The Times Guild, which represents editorial, ad sales, and support staff, is currently bargaining a new contract. They are pushing for clauses requiring that a human remain behind any AI tool used, that any journalism aided by AI be transparently labeled, and that staff be compensated if the company licenses their content for AI training. The New York Times has used AI for reporting in specific cases, such as parsing millions of documents related to Jeffrey Epstein and scanning satellite images of Gaza to identify bomb strikes. But the broader use of AI for employee surveillance has become a flashpoint.
The Tech Guild's grievances also raise questions about the nature of work in the age of AI. DX, for example, tracks metrics like "tokens used"—a measure of how much AI-generated text or code an employee consumes. Harnett warns that this creates perverse incentives: "It’s going to distract you from actually doing a good job, which is what we think the company should want." He argues that focusing on quantitative metrics ignores qualitative aspects like code maintainability, mentorship, and thoughtful design—all of which are hard to measure but essential to long-term product quality.
Historically, labor disputes have played a key role in shaping workplace technology. The railroad strikes of the late 19th century, for example, were in part a response to the introduction of tracking systems. More recently, Amazon warehouse workers have protested productivity quotas enforced by algorithmic management. The use of AI to monitor white-collar knowledge workers—especially in creative and technical fields—marks a new frontier. The Tech Guild's case could set a precedent for how unionized workers in media and tech industries resist data-driven surveillance.

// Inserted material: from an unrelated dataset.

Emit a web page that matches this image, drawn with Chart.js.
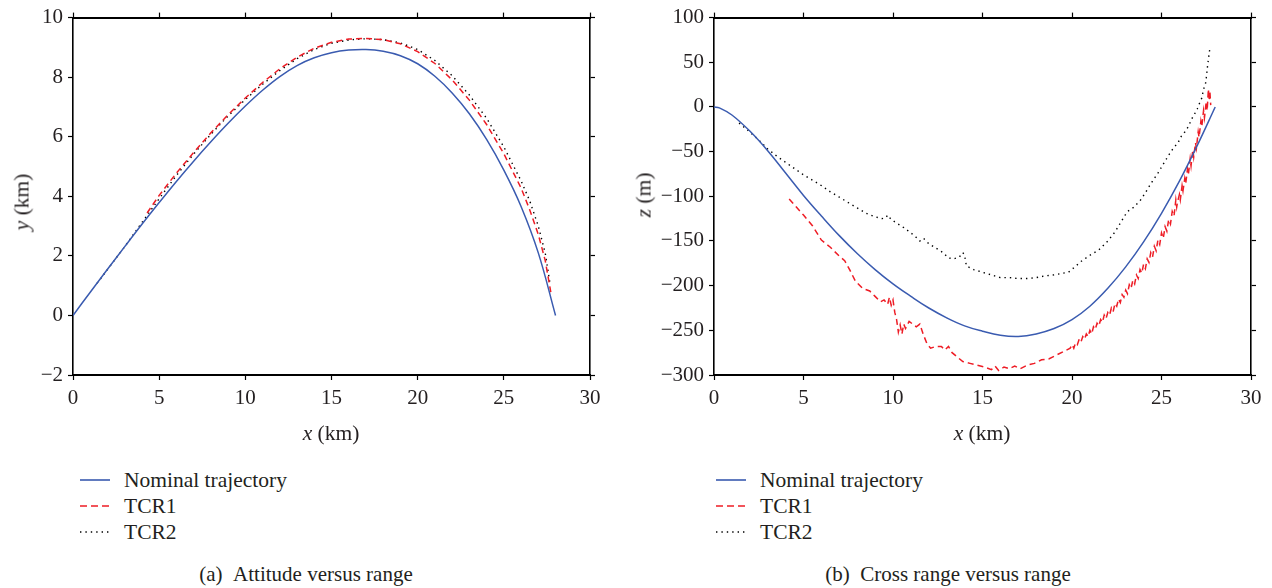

The New York Times is not the only major publisher grappling with these issues. The Wall Street Journal, The Washington Post, and other outlets have experimented with AI for headlines, summaries, and even article generation—often to the dismay of their staff. In 2023, CNET faced backlash after it was revealed that it had published dozens of AI-generated articles riddled with errors. Some news organizations have banned the use of generative AI tools altogether, while others have struck deals with AI companies to license their content for training models.
For the Tech Guild, the fight is not about banning AI entirely. Harnett emphasizes that "the unit’s position is not that AI shouldn’t ever be used, but that workers should have a say in how it’s deployed." The union wants transparency about what data is collected, how it’s used, and what safeguards are in place. They also want the right to bargain over any new tools that could materially affect working conditions.
As the labor charge moves through the National Labor Relations Board process, the outcome will be closely watched by unions and tech workers across industries. If the NLRB finds that the Times violated the law, it could force the company to cease using the tools or to bargain with the union. Even if it doesn't, the public pressure and negative attention may slow the adoption of such surveillance technologies in newsrooms and beyond.
The battle inside the New York Times is a microcosm of a larger societal debate: how to harness the power of artificial intelligence without sacrificing worker dignity, privacy, and agency. As newspapers and technology companies race to integrate AI into every corner of their operations, organized labor is stepping in to demand guardrails. The next few months will show whether those guardrails can hold.